Um golo que provocou uma mistura de sentimentos em António Simões: "Foi um golo que me marcou porque levei a equipa para o prolongamento e depois o Eusébio fez o segundo golo e ganhámos. Mas parece que em Coimbra nunca ninguém me perdoou. E às vezes eu começo a pensar e digo assim: golo abençoado, golo maldito. Há este conflito dentro de mim, por causa daquilo que era o grande objetivo de Coimbra, dos estudantes. Nós nunca devemos deixar de estar prontos de haver algum arrependimento. Eu não me arrependi de fazer o golo. O que eu acho é que, se calhar, não valia a pena ter feito. Contente por um lado e não tão contente por outro."
O jogo acabaria por ir a prolongamento e aí foi Eusébio a decidir o vencedor. O Benfica acabaria por conquistar essa Taça da Portugal, mas houve uma união entre ambas as equipas no final da partida.
"Mas houve uma coisa muito bonita que aconteceu nesse dia que é, após o jogo, nós damos uma volta de honra com as camisolas trocadas e entregámos também a Taça, durante um período e um percurso do relvado, como que estivéssemos a partilhar com a Académica o valor daquela taça e o valor daquilo que aconteceu", traz à memória António Simões.
Para o antigo jogador das águias, essa final foi um passo importante para a liberdade: "Foi um dia em que eu acho que o 25 de Abril nasceu nesse dia. E ainda hoje eu penso, caso a Académica tivesse ganho essa Taça de Portugal, francamente não sei o que é que teria acontecido."
Alberto Martins também não consegue imaginar o que teria acontecido se os estudantes tivessem conquistado a prova rainha do futebol português.
"Eu creio que os protestos não iriam ser mais fortes, mas o que se iria passar no estádio podia ser violento. Quer dizer, o estádio estava cercado, portanto, nós iríamos fazer uma festa brutal com toda a gente.

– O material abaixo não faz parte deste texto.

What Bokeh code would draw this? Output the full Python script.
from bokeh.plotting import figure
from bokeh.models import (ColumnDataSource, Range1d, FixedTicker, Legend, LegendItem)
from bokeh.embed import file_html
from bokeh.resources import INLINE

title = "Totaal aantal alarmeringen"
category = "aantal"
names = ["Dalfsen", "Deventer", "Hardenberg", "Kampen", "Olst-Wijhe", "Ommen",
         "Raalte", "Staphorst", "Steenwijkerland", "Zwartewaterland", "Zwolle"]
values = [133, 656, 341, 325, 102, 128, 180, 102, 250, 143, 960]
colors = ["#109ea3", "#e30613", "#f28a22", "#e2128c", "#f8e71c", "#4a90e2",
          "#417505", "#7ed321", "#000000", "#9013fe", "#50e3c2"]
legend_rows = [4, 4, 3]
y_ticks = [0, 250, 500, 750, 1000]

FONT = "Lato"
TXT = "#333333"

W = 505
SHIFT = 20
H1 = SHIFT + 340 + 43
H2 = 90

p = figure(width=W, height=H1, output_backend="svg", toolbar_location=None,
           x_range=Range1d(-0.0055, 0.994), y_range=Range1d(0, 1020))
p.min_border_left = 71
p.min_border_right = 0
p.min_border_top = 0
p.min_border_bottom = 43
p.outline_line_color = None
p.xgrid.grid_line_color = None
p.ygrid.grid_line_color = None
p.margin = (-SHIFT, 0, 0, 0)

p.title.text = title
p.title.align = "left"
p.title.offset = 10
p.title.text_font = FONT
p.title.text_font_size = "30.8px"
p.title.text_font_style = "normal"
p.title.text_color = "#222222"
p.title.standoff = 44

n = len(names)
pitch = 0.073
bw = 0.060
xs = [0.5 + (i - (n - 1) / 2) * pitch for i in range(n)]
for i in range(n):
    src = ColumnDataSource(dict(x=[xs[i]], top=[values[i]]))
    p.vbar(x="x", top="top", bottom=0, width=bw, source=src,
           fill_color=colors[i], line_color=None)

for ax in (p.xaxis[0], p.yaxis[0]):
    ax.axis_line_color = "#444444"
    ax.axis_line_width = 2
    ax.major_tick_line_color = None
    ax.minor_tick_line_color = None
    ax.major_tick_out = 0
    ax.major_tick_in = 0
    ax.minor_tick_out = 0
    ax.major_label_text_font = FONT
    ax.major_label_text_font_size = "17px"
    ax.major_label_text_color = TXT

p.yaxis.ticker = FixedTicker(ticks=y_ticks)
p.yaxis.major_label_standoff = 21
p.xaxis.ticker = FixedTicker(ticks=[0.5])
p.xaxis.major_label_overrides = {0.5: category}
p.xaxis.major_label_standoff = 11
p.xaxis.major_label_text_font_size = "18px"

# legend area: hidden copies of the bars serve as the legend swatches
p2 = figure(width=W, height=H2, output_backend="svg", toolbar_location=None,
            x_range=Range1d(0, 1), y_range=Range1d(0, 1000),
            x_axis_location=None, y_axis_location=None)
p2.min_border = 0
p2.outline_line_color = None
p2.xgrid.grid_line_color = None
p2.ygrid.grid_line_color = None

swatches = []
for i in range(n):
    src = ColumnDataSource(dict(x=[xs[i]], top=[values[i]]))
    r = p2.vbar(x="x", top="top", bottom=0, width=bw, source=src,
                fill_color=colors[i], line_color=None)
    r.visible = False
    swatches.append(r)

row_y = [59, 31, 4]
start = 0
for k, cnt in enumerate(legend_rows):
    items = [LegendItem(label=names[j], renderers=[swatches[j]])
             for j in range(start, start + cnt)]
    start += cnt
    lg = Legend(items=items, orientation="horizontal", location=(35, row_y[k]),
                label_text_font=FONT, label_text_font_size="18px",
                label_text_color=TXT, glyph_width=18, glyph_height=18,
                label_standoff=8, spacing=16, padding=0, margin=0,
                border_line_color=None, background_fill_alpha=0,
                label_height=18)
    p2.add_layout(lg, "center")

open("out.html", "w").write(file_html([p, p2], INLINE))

Não sei como é que uma ditadura repressiva iria atuar, isso é uma incógnita. Quando eu digo a brincar que não sei o que é que iria acontecer, podia acontecer", teoriza.

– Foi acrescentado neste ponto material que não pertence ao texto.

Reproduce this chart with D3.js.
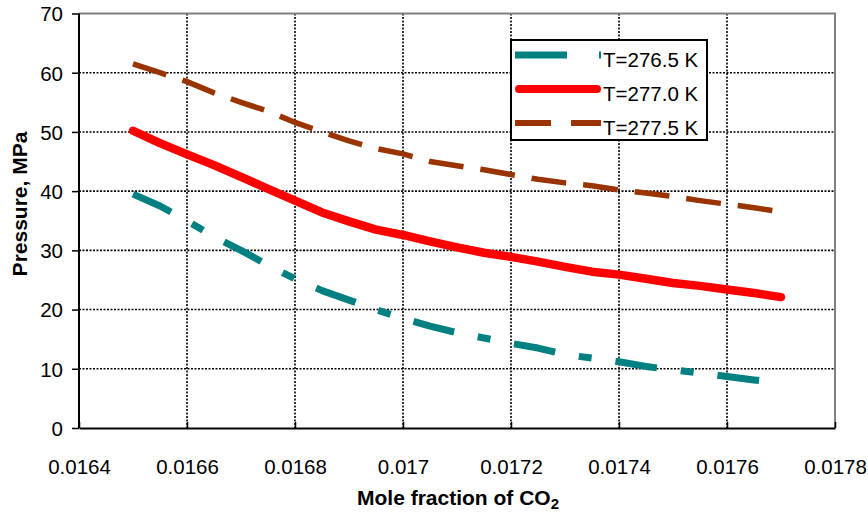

E para o antigo presidente da Associação Académica estava guardado um papel importante nessa festa: "Na altura não sabia que havia essa indicação. Acho que o Artur Jorge combinou com o Vítor Campos - eles eram amigos, nós éramos todos amigos, dávamos todos bem - que se a Académica ganhasse iam à superior sul buscar o presidente da Associação Académica para dar uma volta ao campo com a vitória. Bem, seria um momento muito difícil para todos nós, para a para a Académica, para mim próprio e para todos."

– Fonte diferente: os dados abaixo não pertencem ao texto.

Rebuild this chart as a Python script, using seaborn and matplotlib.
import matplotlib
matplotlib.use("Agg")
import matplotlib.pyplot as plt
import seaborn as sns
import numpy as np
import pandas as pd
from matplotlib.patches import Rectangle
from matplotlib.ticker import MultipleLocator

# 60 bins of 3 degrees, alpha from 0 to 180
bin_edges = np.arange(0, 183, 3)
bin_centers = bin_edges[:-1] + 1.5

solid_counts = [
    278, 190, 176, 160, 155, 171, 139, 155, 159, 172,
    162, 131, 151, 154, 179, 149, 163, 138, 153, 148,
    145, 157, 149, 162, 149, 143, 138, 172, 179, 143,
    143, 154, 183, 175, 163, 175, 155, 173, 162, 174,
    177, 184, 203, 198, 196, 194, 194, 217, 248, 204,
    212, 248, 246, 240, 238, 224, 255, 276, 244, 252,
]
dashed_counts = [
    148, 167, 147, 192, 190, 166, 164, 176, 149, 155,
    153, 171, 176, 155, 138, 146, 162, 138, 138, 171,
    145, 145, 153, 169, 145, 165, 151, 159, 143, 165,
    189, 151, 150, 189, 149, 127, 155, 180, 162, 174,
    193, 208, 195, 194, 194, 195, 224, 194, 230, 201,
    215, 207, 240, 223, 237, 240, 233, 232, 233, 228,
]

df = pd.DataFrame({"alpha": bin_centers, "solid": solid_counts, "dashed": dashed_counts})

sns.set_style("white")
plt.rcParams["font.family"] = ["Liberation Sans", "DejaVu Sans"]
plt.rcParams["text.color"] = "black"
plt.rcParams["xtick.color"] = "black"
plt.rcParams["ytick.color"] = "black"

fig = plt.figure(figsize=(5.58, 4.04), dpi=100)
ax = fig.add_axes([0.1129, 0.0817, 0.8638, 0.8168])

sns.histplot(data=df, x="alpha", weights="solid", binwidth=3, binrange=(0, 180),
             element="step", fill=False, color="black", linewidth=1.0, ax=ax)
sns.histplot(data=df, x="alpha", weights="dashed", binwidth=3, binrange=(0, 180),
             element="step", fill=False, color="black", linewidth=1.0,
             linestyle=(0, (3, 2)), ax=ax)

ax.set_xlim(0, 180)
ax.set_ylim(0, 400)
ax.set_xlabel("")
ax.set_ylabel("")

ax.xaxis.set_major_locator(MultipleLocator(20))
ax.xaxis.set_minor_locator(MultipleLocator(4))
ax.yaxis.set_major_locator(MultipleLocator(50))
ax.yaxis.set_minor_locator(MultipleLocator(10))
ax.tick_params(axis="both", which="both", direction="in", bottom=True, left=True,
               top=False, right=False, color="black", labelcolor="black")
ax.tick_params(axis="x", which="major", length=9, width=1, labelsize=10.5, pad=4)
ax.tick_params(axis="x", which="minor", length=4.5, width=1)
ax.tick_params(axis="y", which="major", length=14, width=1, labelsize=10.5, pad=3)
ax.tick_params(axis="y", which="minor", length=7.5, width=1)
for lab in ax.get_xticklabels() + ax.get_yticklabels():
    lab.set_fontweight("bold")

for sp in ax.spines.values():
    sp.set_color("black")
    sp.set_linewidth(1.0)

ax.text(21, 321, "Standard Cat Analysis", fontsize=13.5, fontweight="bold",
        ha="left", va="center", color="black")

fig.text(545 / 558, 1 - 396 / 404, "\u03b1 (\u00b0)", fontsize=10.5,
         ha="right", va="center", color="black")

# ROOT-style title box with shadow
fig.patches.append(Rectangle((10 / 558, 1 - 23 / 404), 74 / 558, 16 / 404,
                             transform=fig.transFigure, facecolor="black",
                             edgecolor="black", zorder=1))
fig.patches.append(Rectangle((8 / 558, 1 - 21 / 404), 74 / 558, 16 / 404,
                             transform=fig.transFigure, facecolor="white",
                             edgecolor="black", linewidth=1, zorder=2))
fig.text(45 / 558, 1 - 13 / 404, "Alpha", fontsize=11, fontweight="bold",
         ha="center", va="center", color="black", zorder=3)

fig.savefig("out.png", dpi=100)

A unidade de todos foi o que marcou a memória de António Simões.
"O que mais me impressionou foi a cumplicidade entre os estudantes e a massa adepta do Benfica. E claro que todos nós naquele momento fomos um só. Há uma final, há um confronto, mas há uma comunidade", recorda.
No fundo, em poucas palavras, Alberto Martins resume da melhor forma aquilo que se viveu naquele dia 26 de junho de 1969: "Foi uma Taça ganha pelo Benfica, mas essa foi uma Taça da liberdade, ganha por todos nós."